Skyttedal has a background in municipality politics for Haninge; until 2010 she was first vice chairperson on the adult education and high school board, as well as juryman in Södertörn's court.

At the 2010 general elections in Sweden, she was a replacement at the Haninge City council, a job she was released from in early 2011 when she moved from the municipality. At the 2009 and 2014 elections for the European parliament, Skyttedal was a candidate for her party. At the 2010 general elections she became candidate for the municipality elections in Stockholm. She has also resided in Växjö and was part of the 2014 general election for the Kronoberg constituency.

Skyttedal was the chairperson of Young Christian Democrats since 11 May 2013 and a member of the Christian Democrats party executive board. She was previously first vice chairperson for the Young Christian Democrats. From May 2011 to May 2015, she was the vice chairperson for the Youth of the European People's Party (YEPP).

In October 2015, Skyttedal became the pivotal factor in the Christian Democrats' decision to pull out of the controversial December Agreement.

In July 2016, Skyttedal announced that she would resign as chairperson for the Young Christian Democrats at the next meeting, to be held in late 2016. On 8 September 2016, she announced that she had gained the office of municipal commissioner in Linköping. In the campaign for the September 2018 election for Linköping city hall, she made her party stand out as the most eager to lower municipal tax, and gained 7.5% of the votes, which – compared to 4.8% in the 2014 election – was the largest increase of any party.

In December 2022, Skyttedal wrote a debate article in which she advocates decriminalization of drug use and legalization of cannabis. She later said that she herself had used cannabis on "a handful of occasions" in countries where it was legal. These statements were controversial within the Christian Democrats and led to criticism from party leader Ebba Busch.

Skyttedal was excluded from the Christian Democrats on 19 January 2024 after having offered to be a candidate for the Sweden Democrats party in the 2024 European Parliament election. She was replaced by Alice Teodorescu Måwe. Skyttedal ultimately left the Christian Democrats on 15 February.

====Founding of Folklistan (The People's List)====
On 8 April 2024, Skyttedal and former Social Democratic politician and healthcare entrepreneur Jan Emanuel, founded Folklistan (The People's List), with the intention of running candidates for the upcoming 2024 European Parliament elections.

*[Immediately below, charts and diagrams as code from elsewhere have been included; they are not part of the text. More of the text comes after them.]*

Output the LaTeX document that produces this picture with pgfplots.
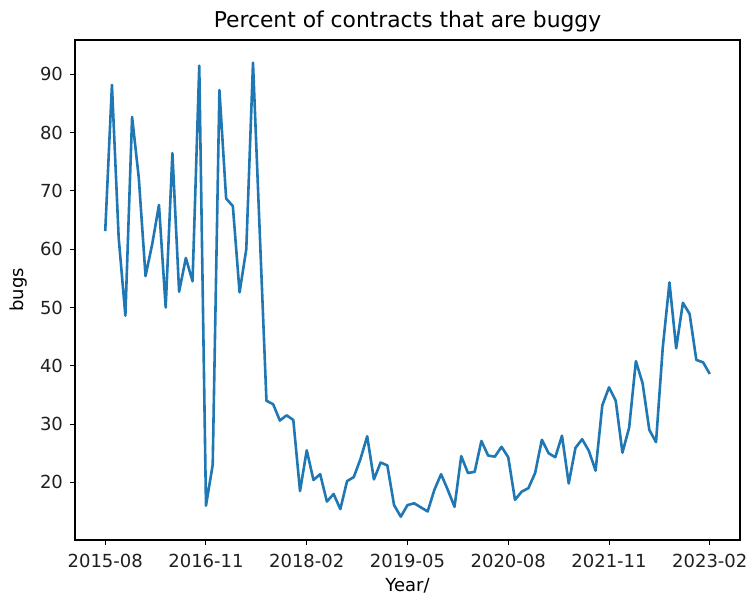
\documentclass[border=0pt]{standalone}
\usepackage{fontspec}
\setmainfont{DejaVu Sans}
\usepackage{pgfplots}
\pgfplotsset{compat=1.18}
\usepackage{pgfplotstable}

\definecolor{mplblue}{HTML}{1F77B4}

% Monthly share of buggy contracts, month 0 = 2015-08
\pgfplotstableread{
m   pct
0   63.1
1   88.2
2   62.0
3   48.6
4   82.7
5   72.2
6   55.4
7   60.9
8   67.6
9   50.0
10  76.5
11  52.7
12  58.5
13  54.5
14  91.5
15  16.0
16  23.0
17  87.3
18  68.7
19  67.4
20  52.6
21  60.0
22  92.0
23  63.0
24  34.0
25  33.4
26  30.6
27  31.5
28  30.7
29  18.5
30  25.5
31  20.4
32  21.4
33  16.7
34  18.0
35  15.4
36  20.2
37  20.9
38  24.0
39  27.9
40  20.5
41  23.4
42  22.9
43  16.1
44  14.1
45  16.1
46  16.4
47  15.7
48  15.0
49  18.7
50  21.4
51  18.7
52  15.8
53  24.5
54  21.6
55  21.8
56  27.1
57  24.6
58  24.4
59  26.1
60  24.3
61  17.0
62  18.4
63  19.0
64  21.6
65  27.3
66  25.0
67  24.3
68  28.0
69  19.8
70  25.9
71  27.4
72  25.4
73  22.0
74  33.2
75  36.3
76  34.0
77  25.1
78  29.4
79  40.8
80  37.0
81  29.0
82  26.9
83  43.1
84  54.3
85  43.0
86  50.8
87  48.9
88  41.0
89  40.6
90  38.6
}\buggy

\begin{document}
\begin{tikzpicture}
\begin{axis}[
  name=ax,
  scale only axis,
  width=332.5pt, height=250pt,
  xmin=-4.5, xmax=94.5,
  ymin=10.1, ymax=95.9,
  xtick={0,15,30,45,60,75,90},
  xticklabels={2015-08,2016-11,2018-02,2019-05,2020-08,2021-11,2023-02},
  ytick={20,30,40,50,60,70,80,90},
  xtick pos=bottom, ytick pos=left,
  tick align=outside,
  major tick length=2.5pt,
  every tick/.style={black, line width=0.5pt},
  axis line style={line width=0.6pt},
  /pgf/number format/assume math mode=true,
  ticklabel style={font=\fontsize{9}{11}\selectfont, text=black!88},
  xticklabel style={yshift=-1pt},
  title={Percent of contracts that are buggy},
  title style={font=\fontsize{10.9}{13}\selectfont, at={(axis description cs:0.5,1.038)}, anchor=center, yshift=-6pt},
  xlabel={Year/},
  xlabel style={font=\fontsize{9}{11}\selectfont, at={(axis description cs:0.5,-0.091)}, anchor=center},
  ylabel={bugs},
  ylabel style={font=\fontsize{9}{11}\selectfont, at={(axis description cs:-0.0842,0.5)}, anchor=center},
]
\addplot[mplblue, line width=1.3pt, line join=round] table[x=m, y=pct] {\buggy};
\end{axis}
\pgfresetboundingbox
\path ([xshift=-37.5pt,yshift=-29.5pt]ax.south west) rectangle ([xshift=5pt,yshift=20pt]ax.north east);
\end{tikzpicture}
\end{document}
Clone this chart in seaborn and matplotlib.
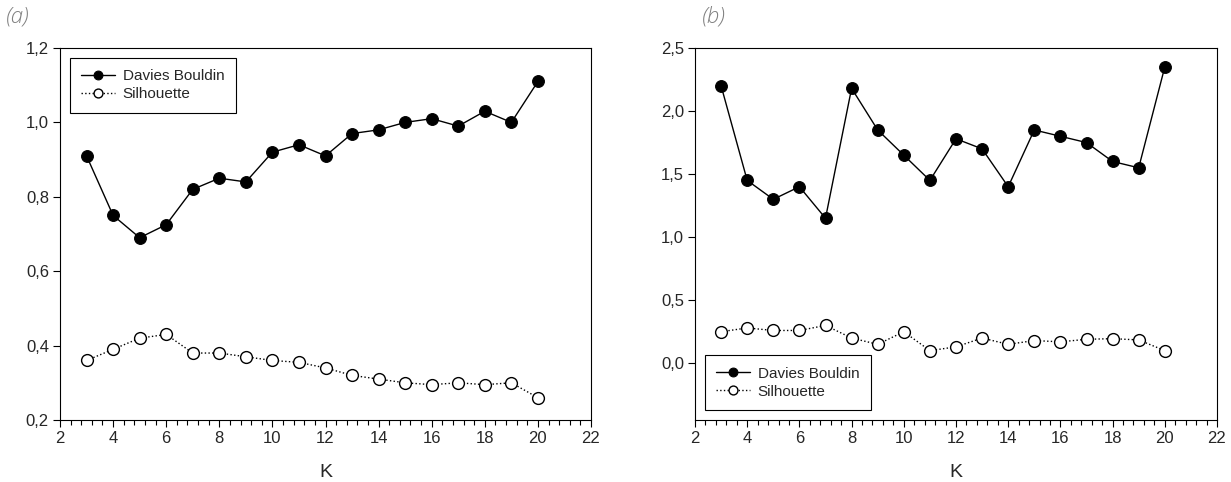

===Member of the European Parliament, 2019–2024===
In 2018, Skyttedal was elected as the Christian Democrats’ leading candidate for the 2019 European elections. Since becoming a Member of the European Parliament, she has been serving on the Committee on Industry, Research and Energy. In this capacity, she has been leading the committee's work on reforming the European Union Emissions Trading System since 2021.

In addition to her committee assignments, Skyttedal has been part of the Parliament's delegation to the Conference on the Future of Europe since 2021.

=== Municipal commissioner ===

Skyttedal received harsh criticism on Twitter after using the word "Quisling" about Annie Lööf, with users pointing out that she was comparing Lööf to a Nazi. Party leader Ebba Busch Thor distanced herself from the remark, telling Nyheter24 that it was "not a word I would have chosen myself" and "an inappropriate choice of words." In January 2018, Skyttedal wrote on Twitter that there were so many "dumpuckon" boycotting air travel that the conditions for airlines to invest in new green technology were worsening, and that she therefore flew a few extra times as her own form of climate compensation.

== Personal life ==
Skyttedal is a practising Catholic.

In May 2024 Skyttedal revealed that she has tried psychedelic mushrooms where it was legal, but did not experience any significant effects. Skyttedal believes in the potential health benefits of psychedelic mushrooms but maintains that they should not be freely available for recreational use.